**REQUEST:**
Copy all of the material exactly. Pictures are not to appear in the copy.

**COLLECTED MATERIAL:**
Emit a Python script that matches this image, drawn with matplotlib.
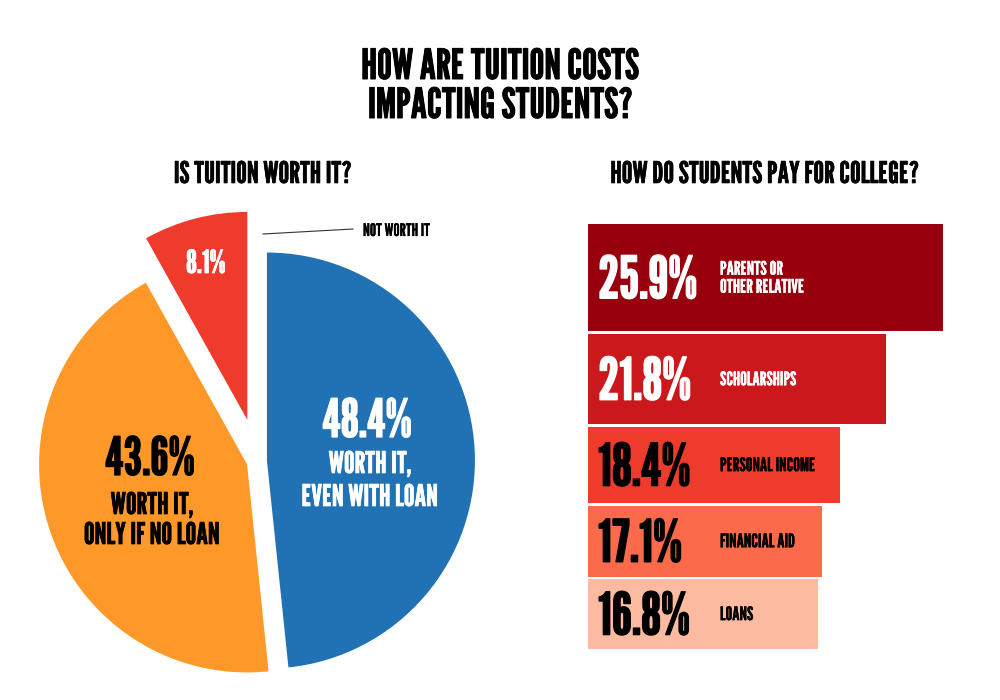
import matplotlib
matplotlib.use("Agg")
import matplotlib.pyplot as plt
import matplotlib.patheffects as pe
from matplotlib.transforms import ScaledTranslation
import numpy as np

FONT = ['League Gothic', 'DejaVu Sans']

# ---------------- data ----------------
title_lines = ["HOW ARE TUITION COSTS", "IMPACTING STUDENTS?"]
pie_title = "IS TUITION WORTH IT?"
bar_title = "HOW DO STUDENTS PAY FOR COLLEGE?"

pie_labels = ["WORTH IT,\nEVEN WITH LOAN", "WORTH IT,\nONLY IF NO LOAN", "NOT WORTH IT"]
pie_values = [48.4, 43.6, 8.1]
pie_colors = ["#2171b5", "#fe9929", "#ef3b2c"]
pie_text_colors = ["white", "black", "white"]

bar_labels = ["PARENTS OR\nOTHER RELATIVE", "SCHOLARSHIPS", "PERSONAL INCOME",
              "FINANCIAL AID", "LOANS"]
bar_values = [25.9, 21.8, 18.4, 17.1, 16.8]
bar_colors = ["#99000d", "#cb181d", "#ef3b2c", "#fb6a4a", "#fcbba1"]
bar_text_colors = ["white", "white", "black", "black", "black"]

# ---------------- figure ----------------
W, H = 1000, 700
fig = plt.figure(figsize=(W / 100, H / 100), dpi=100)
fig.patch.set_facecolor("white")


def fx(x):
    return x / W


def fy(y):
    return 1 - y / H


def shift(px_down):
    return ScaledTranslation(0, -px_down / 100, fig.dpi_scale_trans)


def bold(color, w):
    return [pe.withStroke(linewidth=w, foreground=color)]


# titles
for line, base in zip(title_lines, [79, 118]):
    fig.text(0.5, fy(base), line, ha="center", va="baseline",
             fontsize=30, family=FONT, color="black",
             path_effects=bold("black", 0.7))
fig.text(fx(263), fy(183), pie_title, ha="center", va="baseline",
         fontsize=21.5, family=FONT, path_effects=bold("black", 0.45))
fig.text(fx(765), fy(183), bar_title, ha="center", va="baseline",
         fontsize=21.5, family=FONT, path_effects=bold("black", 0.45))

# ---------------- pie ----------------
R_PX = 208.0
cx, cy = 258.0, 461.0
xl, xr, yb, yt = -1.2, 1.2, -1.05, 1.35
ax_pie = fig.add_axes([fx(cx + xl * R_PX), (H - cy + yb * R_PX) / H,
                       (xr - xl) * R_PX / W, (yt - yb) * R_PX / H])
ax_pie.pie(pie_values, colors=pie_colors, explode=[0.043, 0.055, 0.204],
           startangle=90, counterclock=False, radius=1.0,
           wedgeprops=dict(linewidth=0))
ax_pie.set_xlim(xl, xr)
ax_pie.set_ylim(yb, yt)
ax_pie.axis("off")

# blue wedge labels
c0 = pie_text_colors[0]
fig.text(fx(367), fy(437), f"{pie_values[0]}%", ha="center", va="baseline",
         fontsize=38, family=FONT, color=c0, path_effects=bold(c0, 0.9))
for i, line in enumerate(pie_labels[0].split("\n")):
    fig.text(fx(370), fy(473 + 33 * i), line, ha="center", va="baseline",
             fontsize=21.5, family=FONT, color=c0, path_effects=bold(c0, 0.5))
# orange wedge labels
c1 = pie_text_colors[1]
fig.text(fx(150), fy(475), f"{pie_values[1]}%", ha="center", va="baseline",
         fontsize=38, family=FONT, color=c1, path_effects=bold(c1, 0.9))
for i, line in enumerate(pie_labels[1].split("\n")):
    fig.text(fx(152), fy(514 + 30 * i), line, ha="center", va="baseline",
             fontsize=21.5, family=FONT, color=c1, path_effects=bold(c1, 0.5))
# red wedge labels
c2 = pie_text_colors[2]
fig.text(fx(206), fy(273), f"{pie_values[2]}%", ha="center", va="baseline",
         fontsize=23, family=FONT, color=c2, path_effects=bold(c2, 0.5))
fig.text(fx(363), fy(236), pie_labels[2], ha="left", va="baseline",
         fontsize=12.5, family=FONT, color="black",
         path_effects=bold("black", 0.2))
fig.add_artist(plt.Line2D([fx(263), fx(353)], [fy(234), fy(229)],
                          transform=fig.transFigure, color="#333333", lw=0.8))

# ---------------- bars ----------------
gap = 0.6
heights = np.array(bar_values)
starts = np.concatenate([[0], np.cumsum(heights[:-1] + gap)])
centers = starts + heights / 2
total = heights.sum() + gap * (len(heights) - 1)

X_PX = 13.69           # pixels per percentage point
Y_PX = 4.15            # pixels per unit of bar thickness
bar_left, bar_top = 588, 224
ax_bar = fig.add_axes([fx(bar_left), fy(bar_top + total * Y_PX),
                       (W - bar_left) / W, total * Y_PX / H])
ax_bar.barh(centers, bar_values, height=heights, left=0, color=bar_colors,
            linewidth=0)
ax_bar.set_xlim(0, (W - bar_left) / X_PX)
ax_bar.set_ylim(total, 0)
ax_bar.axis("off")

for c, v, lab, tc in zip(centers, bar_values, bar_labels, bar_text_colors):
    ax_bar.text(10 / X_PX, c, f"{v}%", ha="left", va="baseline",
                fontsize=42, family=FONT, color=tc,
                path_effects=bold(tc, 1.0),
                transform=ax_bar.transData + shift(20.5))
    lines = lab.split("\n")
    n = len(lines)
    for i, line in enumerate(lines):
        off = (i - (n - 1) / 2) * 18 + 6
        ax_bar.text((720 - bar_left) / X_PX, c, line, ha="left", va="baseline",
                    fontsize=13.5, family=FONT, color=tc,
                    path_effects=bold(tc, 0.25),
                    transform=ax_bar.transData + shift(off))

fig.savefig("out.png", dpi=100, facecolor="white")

**EXERCISE OUTPUT:**
Emit a Python script that matches this image, drawn with matplotlib.
import matplotlib
matplotlib.use("Agg")
import matplotlib.pyplot as plt
import matplotlib.patheffects as pe
from matplotlib.transforms import ScaledTranslation
import numpy as np

FONT = ['League Gothic', 'DejaVu Sans']

# ---------------- data ----------------
title_lines = ["HOW ARE TUITION COSTS", "IMPACTING STUDENTS?"]
pie_title = "IS TUITION WORTH IT?"
bar_title = "HOW DO STUDENTS PAY FOR COLLEGE?"

pie_labels = ["WORTH IT,\nEVEN WITH LOAN", "WORTH IT,\nONLY IF NO LOAN", "NOT WORTH IT"]
pie_values = [48.4, 43.6, 8.1]
pie_colors = ["#2171b5", "#fe9929", "#ef3b2c"]
pie_text_colors = ["white", "black", "white"]

bar_labels = ["PARENTS OR\nOTHER RELATIVE", "SCHOLARSHIPS", "PERSONAL INCOME",
              "FINANCIAL AID", "LOANS"]
bar_values = [25.9, 21.8, 18.4, 17.1, 16.8]
bar_colors = ["#99000d", "#cb181d", "#ef3b2c", "#fb6a4a", "#fcbba1"]
bar_text_colors = ["white", "white", "black", "black", "black"]

# ---------------- figure ----------------
W, H = 1000, 700
fig = plt.figure(figsize=(W / 100, H / 100), dpi=100)
fig.patch.set_facecolor("white")


def fx(x):
    return x / W


def fy(y):
    return 1 - y / H


def shift(px_down):
    return ScaledTranslation(0, -px_down / 100, fig.dpi_scale_trans)


def bold(color, w):
    return [pe.withStroke(linewidth=w, foreground=color)]


# titles
for line, base in zip(title_lines, [79, 118]):
    fig.text(0.5, fy(base), line, ha="center", va="baseline",
             fontsize=30, family=FONT, color="black",
             path_effects=bold("black", 0.7))
fig.text(fx(263), fy(183), pie_title, ha="center", va="baseline",
         fontsize=21.5, family=FONT, path_effects=bold("black", 0.45))
fig.text(fx(765), fy(183), bar_title, ha="center", va="baseline",
         fontsize=21.5, family=FONT, path_effects=bold("black", 0.45))

# ---------------- pie ----------------
R_PX = 208.0
cx, cy = 258.0, 461.0
xl, xr, yb, yt = -1.2, 1.2, -1.05, 1.35
ax_pie = fig.add_axes([fx(cx + xl * R_PX), (H - cy + yb * R_PX) / H,
                       (xr - xl) * R_PX / W, (yt - yb) * R_PX / H])
ax_pie.pie(pie_values, colors=pie_colors, explode=[0.043, 0.055, 0.204],
           startangle=90, counterclock=False, radius=1.0,
           wedgeprops=dict(linewidth=0))
ax_pie.set_xlim(xl, xr)
ax_pie.set_ylim(yb, yt)
ax_pie.axis("off")

# blue wedge labels
c0 = pie_text_colors[0]
fig.text(fx(367), fy(437), f"{pie_values[0]}%", ha="center", va="baseline",
         fontsize=38, family=FONT, color=c0, path_effects=bold(c0, 0.9))
for i, line in enumerate(pie_labels[0].split("\n")):
    fig.text(fx(370), fy(473 + 33 * i), line, ha="center", va="baseline",
             fontsize=21.5, family=FONT, color=c0, path_effects=bold(c0, 0.5))
# orange wedge labels
c1 = pie_text_colors[1]
fig.text(fx(150), fy(475), f"{pie_values[1]}%", ha="center", va="baseline",
         fontsize=38, family=FONT, color=c1, path_effects=bold(c1, 0.9))
for i, line in enumerate(pie_labels[1].split("\n")):
    fig.text(fx(152), fy(514 + 30 * i), line, ha="center", va="baseline",
             fontsize=21.5, family=FONT, color=c1, path_effects=bold(c1, 0.5))
# red wedge labels
c2 = pie_text_colors[2]
fig.text(fx(206), fy(273), f"{pie_values[2]}%", ha="center", va="baseline",
         fontsize=23, family=FONT, color=c2, path_effects=bold(c2, 0.5))
fig.text(fx(363), fy(236), pie_labels[2], ha="left", va="baseline",
         fontsize=12.5, family=FONT, color="black",
         path_effects=bold("black", 0.2))
fig.add_artist(plt.Line2D([fx(263), fx(353)], [fy(234), fy(229)],
                          transform=fig.transFigure, color="#333333", lw=0.8))

# ---------------- bars ----------------
gap = 0.6
heights = np.array(bar_values)
starts = np.concatenate([[0], np.cumsum(heights[:-1] + gap)])
centers = starts + heights / 2
total = heights.sum() + gap * (len(heights) - 1)

X_PX = 13.69           # pixels per percentage point
Y_PX = 4.15            # pixels per unit of bar thickness
bar_left, bar_top = 588, 224
ax_bar = fig.add_axes([fx(bar_left), fy(bar_top + total * Y_PX),
                       (W - bar_left) / W, total * Y_PX / H])
ax_bar.barh(centers, bar_values, height=heights, left=0, color=bar_colors,
            linewidth=0)
ax_bar.set_xlim(0, (W - bar_left) / X_PX)
ax_bar.set_ylim(total, 0)
ax_bar.axis("off")

for c, v, lab, tc in zip(centers, bar_values, bar_labels, bar_text_colors):
    ax_bar.text(10 / X_PX, c, f"{v}%", ha="left", va="baseline",
                fontsize=42, family=FONT, color=tc,
                path_effects=bold(tc, 1.0),
                transform=ax_bar.transData + shift(20.5))
    lines = lab.split("\n")
    n = len(lines)
    for i, line in enumerate(lines):
        off = (i - (n - 1) / 2) * 18 + 6
        ax_bar.text((720 - bar_left) / X_PX, c, line, ha="left", va="baseline",
                    fontsize=13.5, family=FONT, color=tc,
                    path_effects=bold(tc, 0.25),
                    transform=ax_bar.transData + shift(off))

fig.savefig("out.png", dpi=100, facecolor="white")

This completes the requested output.